_Data section:_
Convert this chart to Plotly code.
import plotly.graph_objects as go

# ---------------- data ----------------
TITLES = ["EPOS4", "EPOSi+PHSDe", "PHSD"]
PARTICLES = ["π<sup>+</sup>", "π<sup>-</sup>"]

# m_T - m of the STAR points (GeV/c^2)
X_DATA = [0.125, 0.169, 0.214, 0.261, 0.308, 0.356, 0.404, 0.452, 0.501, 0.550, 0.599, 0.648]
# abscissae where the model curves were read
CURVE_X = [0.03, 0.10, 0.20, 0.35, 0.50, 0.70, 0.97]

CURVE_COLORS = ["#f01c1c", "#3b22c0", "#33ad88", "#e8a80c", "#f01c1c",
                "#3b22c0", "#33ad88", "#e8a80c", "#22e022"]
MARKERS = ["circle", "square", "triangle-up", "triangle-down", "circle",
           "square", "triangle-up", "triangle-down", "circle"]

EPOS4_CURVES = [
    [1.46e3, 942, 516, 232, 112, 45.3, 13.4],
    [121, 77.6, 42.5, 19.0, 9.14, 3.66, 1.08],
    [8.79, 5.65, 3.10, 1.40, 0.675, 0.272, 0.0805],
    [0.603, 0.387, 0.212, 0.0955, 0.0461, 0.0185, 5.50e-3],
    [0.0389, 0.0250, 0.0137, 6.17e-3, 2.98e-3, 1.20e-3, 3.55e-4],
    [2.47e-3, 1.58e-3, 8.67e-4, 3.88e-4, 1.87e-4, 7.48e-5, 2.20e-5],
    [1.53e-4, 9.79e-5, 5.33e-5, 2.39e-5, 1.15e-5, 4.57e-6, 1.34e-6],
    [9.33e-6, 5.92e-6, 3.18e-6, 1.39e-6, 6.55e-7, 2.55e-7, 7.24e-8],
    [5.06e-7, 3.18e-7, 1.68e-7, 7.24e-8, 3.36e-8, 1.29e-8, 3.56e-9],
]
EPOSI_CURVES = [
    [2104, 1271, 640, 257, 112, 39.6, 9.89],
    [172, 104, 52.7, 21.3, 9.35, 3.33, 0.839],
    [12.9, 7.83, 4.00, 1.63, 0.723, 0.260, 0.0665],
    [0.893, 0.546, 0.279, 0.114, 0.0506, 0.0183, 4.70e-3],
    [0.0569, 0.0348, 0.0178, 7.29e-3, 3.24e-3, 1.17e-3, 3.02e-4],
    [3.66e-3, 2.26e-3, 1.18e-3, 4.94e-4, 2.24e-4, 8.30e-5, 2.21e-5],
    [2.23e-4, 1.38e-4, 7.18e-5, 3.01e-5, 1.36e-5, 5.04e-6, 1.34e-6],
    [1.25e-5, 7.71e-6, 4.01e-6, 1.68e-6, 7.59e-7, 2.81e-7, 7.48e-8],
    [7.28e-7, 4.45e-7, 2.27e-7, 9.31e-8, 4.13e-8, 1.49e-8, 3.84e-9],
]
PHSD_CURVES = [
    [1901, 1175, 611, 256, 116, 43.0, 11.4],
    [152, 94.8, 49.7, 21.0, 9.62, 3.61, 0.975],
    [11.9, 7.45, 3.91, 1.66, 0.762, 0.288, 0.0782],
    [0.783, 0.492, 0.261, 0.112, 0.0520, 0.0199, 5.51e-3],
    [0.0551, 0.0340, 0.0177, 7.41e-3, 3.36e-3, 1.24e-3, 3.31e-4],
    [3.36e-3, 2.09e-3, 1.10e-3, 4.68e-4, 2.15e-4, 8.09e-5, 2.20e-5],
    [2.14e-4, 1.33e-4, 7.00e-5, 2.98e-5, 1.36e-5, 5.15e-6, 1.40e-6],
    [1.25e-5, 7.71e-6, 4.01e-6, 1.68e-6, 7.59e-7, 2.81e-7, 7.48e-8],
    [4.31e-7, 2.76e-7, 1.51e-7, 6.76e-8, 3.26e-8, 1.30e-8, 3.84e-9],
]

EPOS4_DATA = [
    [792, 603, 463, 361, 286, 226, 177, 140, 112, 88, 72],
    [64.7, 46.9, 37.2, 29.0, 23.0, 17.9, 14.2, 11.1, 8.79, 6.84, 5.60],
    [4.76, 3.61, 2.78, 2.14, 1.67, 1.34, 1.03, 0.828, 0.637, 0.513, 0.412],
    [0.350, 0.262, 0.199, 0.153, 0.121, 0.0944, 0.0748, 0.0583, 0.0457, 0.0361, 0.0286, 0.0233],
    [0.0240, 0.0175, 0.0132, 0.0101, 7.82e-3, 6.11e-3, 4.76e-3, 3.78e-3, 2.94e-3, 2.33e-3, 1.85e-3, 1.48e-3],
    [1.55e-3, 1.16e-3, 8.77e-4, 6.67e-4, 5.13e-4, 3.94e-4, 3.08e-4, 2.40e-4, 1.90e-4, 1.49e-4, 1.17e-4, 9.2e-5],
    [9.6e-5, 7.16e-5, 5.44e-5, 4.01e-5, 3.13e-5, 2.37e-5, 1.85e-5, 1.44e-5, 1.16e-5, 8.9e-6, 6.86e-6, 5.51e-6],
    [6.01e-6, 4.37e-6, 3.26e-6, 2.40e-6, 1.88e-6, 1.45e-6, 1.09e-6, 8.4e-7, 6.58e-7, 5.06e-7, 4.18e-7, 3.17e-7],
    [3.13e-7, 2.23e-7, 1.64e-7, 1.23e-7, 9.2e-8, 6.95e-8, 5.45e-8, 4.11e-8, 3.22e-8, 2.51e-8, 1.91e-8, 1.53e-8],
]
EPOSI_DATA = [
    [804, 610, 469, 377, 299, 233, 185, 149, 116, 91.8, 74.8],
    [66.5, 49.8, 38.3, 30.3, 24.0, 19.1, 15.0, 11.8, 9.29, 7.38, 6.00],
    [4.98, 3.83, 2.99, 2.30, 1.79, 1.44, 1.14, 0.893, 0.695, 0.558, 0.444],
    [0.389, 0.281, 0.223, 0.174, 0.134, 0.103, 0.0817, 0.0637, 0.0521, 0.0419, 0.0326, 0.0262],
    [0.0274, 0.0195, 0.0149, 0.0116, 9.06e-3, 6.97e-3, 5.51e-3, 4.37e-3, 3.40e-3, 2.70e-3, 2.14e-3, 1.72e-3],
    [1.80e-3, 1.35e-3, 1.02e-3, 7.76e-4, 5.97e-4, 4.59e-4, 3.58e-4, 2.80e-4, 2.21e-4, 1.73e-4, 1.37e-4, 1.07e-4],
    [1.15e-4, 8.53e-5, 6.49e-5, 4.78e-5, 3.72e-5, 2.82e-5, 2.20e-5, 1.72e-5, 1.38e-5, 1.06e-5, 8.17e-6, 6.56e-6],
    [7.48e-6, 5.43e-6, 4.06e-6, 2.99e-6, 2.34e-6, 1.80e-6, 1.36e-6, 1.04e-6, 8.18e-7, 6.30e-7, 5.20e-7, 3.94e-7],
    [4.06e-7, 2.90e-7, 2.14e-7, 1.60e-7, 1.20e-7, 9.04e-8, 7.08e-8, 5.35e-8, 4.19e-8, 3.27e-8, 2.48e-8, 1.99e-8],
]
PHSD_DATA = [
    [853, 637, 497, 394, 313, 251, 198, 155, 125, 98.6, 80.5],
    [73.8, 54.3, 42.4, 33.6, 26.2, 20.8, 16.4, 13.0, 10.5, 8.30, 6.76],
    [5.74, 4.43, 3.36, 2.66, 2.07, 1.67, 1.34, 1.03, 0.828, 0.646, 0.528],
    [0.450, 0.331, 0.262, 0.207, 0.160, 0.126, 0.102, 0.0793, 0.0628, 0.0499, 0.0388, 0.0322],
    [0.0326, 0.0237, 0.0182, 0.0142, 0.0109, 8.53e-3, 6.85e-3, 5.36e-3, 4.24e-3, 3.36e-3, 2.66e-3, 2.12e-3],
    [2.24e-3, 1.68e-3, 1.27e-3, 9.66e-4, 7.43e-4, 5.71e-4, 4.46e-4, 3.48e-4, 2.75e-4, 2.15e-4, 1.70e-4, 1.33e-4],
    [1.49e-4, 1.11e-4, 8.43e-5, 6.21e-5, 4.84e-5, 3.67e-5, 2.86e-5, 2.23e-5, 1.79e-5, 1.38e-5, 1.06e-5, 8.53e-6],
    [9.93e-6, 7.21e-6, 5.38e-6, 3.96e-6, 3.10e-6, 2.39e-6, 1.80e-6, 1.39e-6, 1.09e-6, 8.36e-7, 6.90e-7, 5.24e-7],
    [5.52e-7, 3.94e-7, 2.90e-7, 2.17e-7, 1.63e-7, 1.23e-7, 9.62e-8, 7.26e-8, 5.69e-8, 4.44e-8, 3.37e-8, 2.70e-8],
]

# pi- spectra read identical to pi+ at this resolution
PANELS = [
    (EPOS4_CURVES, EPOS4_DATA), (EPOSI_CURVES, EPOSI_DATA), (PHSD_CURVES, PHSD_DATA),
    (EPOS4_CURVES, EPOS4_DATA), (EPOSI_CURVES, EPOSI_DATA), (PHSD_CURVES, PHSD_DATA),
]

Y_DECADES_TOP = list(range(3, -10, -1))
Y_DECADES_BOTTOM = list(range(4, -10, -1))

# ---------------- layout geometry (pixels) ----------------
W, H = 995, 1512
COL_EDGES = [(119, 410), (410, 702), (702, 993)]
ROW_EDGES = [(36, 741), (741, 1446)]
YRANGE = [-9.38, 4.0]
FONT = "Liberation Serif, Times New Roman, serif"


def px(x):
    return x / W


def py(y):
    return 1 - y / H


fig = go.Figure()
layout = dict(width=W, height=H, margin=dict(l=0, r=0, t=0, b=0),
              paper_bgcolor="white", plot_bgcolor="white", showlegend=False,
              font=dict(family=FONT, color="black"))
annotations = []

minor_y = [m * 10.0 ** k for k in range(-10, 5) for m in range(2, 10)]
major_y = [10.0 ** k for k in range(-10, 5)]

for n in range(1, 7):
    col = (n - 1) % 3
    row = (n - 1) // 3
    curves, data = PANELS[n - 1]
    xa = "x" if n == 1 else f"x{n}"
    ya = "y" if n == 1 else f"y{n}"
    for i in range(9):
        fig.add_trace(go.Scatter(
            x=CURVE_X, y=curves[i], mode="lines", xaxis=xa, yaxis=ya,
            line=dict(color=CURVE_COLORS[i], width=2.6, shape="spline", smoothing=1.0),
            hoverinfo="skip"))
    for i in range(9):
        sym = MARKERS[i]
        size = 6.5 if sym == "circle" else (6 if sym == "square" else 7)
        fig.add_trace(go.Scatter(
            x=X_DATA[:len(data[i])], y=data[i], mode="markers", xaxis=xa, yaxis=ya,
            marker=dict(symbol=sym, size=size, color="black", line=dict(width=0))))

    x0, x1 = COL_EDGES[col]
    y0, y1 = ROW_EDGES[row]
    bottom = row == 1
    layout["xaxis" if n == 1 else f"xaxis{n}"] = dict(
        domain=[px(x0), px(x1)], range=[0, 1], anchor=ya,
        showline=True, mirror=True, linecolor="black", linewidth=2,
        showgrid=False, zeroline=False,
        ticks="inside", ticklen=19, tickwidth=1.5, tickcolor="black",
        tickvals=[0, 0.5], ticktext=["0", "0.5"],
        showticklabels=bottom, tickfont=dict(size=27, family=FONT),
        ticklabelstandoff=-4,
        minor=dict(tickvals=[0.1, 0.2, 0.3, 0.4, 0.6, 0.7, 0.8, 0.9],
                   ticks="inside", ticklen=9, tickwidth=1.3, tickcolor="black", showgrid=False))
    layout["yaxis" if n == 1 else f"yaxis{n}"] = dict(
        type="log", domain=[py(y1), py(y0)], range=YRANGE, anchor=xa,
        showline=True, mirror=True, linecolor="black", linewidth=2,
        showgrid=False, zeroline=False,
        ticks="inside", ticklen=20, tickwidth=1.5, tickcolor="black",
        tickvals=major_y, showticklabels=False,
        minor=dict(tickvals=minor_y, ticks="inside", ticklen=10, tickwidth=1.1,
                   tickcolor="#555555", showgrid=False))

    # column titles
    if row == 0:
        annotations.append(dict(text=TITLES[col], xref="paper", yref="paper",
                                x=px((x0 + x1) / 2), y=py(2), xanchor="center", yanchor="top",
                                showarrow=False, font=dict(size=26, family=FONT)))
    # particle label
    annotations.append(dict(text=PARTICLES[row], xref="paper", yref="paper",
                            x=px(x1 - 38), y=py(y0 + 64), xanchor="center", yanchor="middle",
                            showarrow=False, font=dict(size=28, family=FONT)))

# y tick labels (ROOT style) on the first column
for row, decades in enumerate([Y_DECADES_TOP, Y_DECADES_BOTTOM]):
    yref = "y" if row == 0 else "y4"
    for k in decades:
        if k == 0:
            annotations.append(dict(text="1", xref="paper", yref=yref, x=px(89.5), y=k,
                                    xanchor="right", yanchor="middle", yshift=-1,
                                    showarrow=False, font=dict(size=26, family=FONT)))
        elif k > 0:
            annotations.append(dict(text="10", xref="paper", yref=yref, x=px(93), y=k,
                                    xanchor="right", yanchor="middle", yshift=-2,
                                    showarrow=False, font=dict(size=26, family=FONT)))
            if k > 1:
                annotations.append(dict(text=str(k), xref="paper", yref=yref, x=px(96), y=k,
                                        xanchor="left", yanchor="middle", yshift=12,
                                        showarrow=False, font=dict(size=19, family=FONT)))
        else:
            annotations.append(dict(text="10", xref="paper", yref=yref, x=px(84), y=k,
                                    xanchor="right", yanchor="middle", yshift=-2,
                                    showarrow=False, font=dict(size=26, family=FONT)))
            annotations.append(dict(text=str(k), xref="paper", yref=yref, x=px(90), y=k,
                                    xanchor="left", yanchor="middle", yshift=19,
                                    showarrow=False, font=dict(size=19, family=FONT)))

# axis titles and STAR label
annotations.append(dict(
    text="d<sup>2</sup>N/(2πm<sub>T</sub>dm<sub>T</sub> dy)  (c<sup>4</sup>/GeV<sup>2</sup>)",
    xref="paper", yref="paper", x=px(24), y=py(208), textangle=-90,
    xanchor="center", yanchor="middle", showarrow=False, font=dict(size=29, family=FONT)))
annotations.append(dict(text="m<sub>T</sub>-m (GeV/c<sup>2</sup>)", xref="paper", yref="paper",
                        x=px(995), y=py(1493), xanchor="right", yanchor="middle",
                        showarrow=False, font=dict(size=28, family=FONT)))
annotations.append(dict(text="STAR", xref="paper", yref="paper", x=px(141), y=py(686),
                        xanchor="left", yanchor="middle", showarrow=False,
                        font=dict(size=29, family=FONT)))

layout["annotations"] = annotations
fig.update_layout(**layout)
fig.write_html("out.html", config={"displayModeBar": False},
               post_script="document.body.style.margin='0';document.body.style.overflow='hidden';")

_Exercise prompt:_
Return nothing but the lines from the first line of the listing through the line with "CURVE_X = [0.03, 0.10, 0.20, 0.35, 0.50, 0.70, 0.97]", please, keeping every one of them unchanged.

_Solution to the problem:_
Convert this chart to Plotly code.
import plotly.graph_objects as go

# ---------------- data ----------------
TITLES = ["EPOS4", "EPOSi+PHSDe", "PHSD"]
PARTICLES = ["π<sup>+</sup>", "π<sup>-</sup>"]

# m_T - m of the STAR points (GeV/c^2)
X_DATA = [0.125, 0.169, 0.214, 0.261, 0.308, 0.356, 0.404, 0.452, 0.501, 0.550, 0.599, 0.648]
# abscissae where the model curves were read
CURVE_X = [0.03, 0.10, 0.20, 0.35, 0.50, 0.70, 0.97]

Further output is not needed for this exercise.